(Do this):
Transcribe the lines below verbatim, skipping the images.
── Data block ──
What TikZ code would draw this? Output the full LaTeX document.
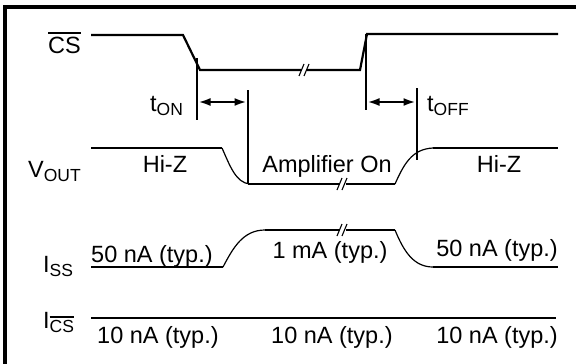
\documentclass[tikz,border=0pt]{standalone}
\usepackage{fontspec}
\setmainfont{Liberation Sans}
\usetikzlibrary{arrows.meta}
\newcommand\subs[1]{\raisebox{-4.5pt}{\fontsize{17.5}{18}\selectfont #1}}
\newcommand\ovl[2]{\setbox0\hbox{#2}\rlap{\rule[\dimexpr\ht0+#1\relax]{\wd0}{1.4pt}}\box0}
\begin{document}
\begin{tikzpicture}[x=1pt,y=-1pt,
  wave/.style={line width=2.2pt},
  curve/.style={line width=1.2pt},
  mark2/.style={line width=1.1pt},
  lbl/.style={font=\fontsize{23.5}{26}\selectfont, inner sep=0pt},
  timing/.style={line width=2.2pt,{Latex[length=12pt,width=8pt]}-{Latex[length=12pt,width=8pt]}}]
\useasboundingbox (0,0) rectangle (576,364);
\draw[line width=3.2pt] (5,364) -- (5,7) -- (576,7);
% CS
\node[lbl, anchor=base west] (cs) at (48,53) {\ovl{3pt}{CS}};
\coordinate (c1) at (91,35);
\coordinate (c2) at (183,35);
\coordinate (c3) at (200,70);
\coordinate (c4) at (301,70);
\coordinate (c5) at (307,70);
\coordinate (c6) at (360,70);
\coordinate (c7) at (367,34);
\coordinate (c8) at (558,34);
\draw[wave] (c1) -- (c2) -- (c3) -- (c4);
\draw[wave] (c5) -- (c6) -- (c7) -- (c8);
\draw[mark2] (299,76) -- (304,64) (304,76) -- (309,64);
% tON
\coordinate (onA1) at (197,58);
\coordinate (onA2) at (197,120);
\coordinate (onB1) at (248,90);
\coordinate (onB2) at (248,184);
\draw[wave] (onA1) -- (onA2);
\draw[wave] (onB1) -- (onB2);
\draw[timing] (198.5,102) -- (246.5,102);
\node[lbl, anchor=base west] (ton) at (150,111) {t\subs{ON}};
% tOFF
\coordinate (offA1) at (366,34);
\coordinate (offA2) at (366,110);
\coordinate (offB1) at (417,88);
\coordinate (offB2) at (417,160);
\draw[wave] (offA1) -- (offA2);
\draw[wave] (offB1) -- (offB2);
\draw[timing] (367.5,102) -- (415.5,102);
\node[lbl, anchor=base west] (toff) at (427,111) {t\subs{OFF}};
% VOUT
\node[lbl, anchor=base west] (vout) at (28,177) {V\subs{OUT}};
\draw[wave] (91,148) -- (222,148);
\draw[curve] (222,148) .. controls (230,166) and (236,183) .. (250,184);
\draw[wave] (248,184) -- (339,184);
\draw[wave] (346,184) -- (395,184);
\draw[mark2] (337,190) -- (342,178) (342,190) -- (347,178);
\draw[curve] (395,184) .. controls (404,164) and (412,149) .. (433,148);
\draw[wave] (433,148) -- (558,148);
\node[lbl, anchor=base] (hz1) at (165,172) {Hi-Z};
\node[lbl, anchor=base] (amp) at (327,172) {Amplifier On};
\node[lbl, anchor=base] (hz2) at (499,172) {Hi-Z};
% ISS
\node[lbl, anchor=base west] (iss) at (43,272) {I\subs{SS}};
\draw[wave] (91,267) -- (223,267);
\draw[curve] (223,267) .. controls (233,248) and (243,230) .. (265,230);
\draw[wave] (265,230) -- (339,230);
\draw[wave] (346,230) -- (395,230);
\draw[mark2] (337,236) -- (342,224) (342,236) -- (347,224);
\draw[curve] (395,230) .. controls (404,252) and (414,267) .. (433,267);
\draw[wave] (433,267) -- (558,267);
\node[lbl, anchor=base west] (s1) at (91,262) {50 nA (typ.)};
\node[lbl, anchor=base] (s2) at (330,258) {1 mA (typ.)};
\node[lbl, anchor=base east] (s3) at (558,256) {50 nA (typ.)};
% ICS
\node[lbl, anchor=base west] (ics) at (43,328) {I\subs{\ovl{2.5pt}{CS}}};
\draw[wave] (91,318) -- (556,318);
\node[lbl, anchor=base west] (t1) at (97,343) {10 nA (typ.)};
\node[lbl, anchor=base west] (t2) at (271,343) {10 nA (typ.)};
\node[lbl, anchor=base east] (t3) at (558,343) {10 nA (typ.)};
\end{tikzpicture}
\end{document}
───
(Answer):
What TikZ code would draw this? Output the full LaTeX document.
\documentclass[tikz,border=0pt]{standalone}
\usepackage{fontspec}
\setmainfont{Liberation Sans}
\usetikzlibrary{arrows.meta}
\newcommand\subs[1]{\raisebox{-4.5pt}{\fontsize{17.5}{18}\selectfont #1}}
\newcommand\ovl[2]{\setbox0\hbox{#2}\rlap{\rule[\dimexpr\ht0+#1\relax]{\wd0}{1.4pt}}\box0}
\begin{document}
\begin{tikzpicture}[x=1pt,y=-1pt,
  wave/.style={line width=2.2pt},
  curve/.style={line width=1.2pt},
  mark2/.style={line width=1.1pt},
  lbl/.style={font=\fontsize{23.5}{26}\selectfont, inner sep=0pt},
  timing/.style={line width=2.2pt,{Latex[length=12pt,width=8pt]}-{Latex[length=12pt,width=8pt]}}]
\useasboundingbox (0,0) rectangle (576,364);
\draw[line width=3.2pt] (5,364) -- (5,7) -- (576,7);
% CS
\node[lbl, anchor=base west] (cs) at (48,53) {\ovl{3pt}{CS}};
\coordinate (c1) at (91,35);
\coordinate (c2) at (183,35);
\coordinate (c3) at (200,70);
\coordinate (c4) at (301,70);
\coordinate (c5) at (307,70);
\coordinate (c6) at (360,70);
\coordinate (c7) at (367,34);
\coordinate (c8) at (558,34);
\draw[wave] (c1) -- (c2) -- (c3) -- (c4);
\draw[wave] (c5) -- (c6) -- (c7) -- (c8);
\draw[mark2] (299,76) -- (304,64) (304,76) -- (309,64);
% tON
\coordinate (onA1) at (197,58);
\coordinate (onA2) at (197,120);
\coordinate (onB1) at (248,90);
\coordinate (onB2) at (248,184);
\draw[wave] (onA1) -- (onA2);
\draw[wave] (onB1) -- (onB2);
\draw[timing] (198.5,102) -- (246.5,102);
\node[lbl, anchor=base west] (ton) at (150,111) {t\subs{ON}};
% tOFF
\coordinate (offA1) at (366,34);
\coordinate (offA2) at (366,110);
\coordinate (offB1) at (417,88);
\coordinate (offB2) at (417,160);
\draw[wave] (offA1) -- (offA2);
\draw[wave] (offB1) -- (offB2);
\draw[timing] (367.5,102) -- (415.5,102);
\node[lbl, anchor=base west] (toff) at (427,111) {t\subs{OFF}};
% VOUT
\node[lbl, anchor=base west] (vout) at (28,177) {V\subs{OUT}};
\draw[wave] (91,148) -- (222,148);
\draw[curve] (222,148) .. controls (230,166) and (236,183) .. (250,184);
\draw[wave] (248,184) -- (339,184);
\draw[wave] (346,184) -- (395,184);
\draw[mark2] (337,190) -- (342,178) (342,190) -- (347,178);
\draw[curve] (395,184) .. controls (404,164) and (412,149) .. (433,148);
\draw[wave] (433,148) -- (558,148);
\node[lbl, anchor=base] (hz1) at (165,172) {Hi-Z};
\node[lbl, anchor=base] (amp) at (327,172) {Amplifier On};
\node[lbl, anchor=base] (hz2) at (499,172) {Hi-Z};
% ISS
\node[lbl, anchor=base west] (iss) at (43,272) {I\subs{SS}};
\draw[wave] (91,267) -- (223,267);
\draw[curve] (223,267) .. controls (233,248) and (243,230) .. (265,230);
\draw[wave] (265,230) -- (339,230);
\draw[wave] (346,230) -- (395,230);
\draw[mark2] (337,236) -- (342,224) (342,236) -- (347,224);
\draw[curve] (395,230) .. controls (404,252) and (414,267) .. (433,267);
\draw[wave] (433,267) -- (558,267);
\node[lbl, anchor=base west] (s1) at (91,262) {50 nA (typ.)};
\node[lbl, anchor=base] (s2) at (330,258) {1 mA (typ.)};
\node[lbl, anchor=base east] (s3) at (558,256) {50 nA (typ.)};
% ICS
\node[lbl, anchor=base west] (ics) at (43,328) {I\subs{\ovl{2.5pt}{CS}}};
\draw[wave] (91,318) -- (556,318);
\node[lbl, anchor=base west] (t1) at (97,343) {10 nA (typ.)};
\node[lbl, anchor=base west] (t2) at (271,343) {10 nA (typ.)};
\node[lbl, anchor=base east] (t3) at (558,343) {10 nA (typ.)};
\end{tikzpicture}
\end{document}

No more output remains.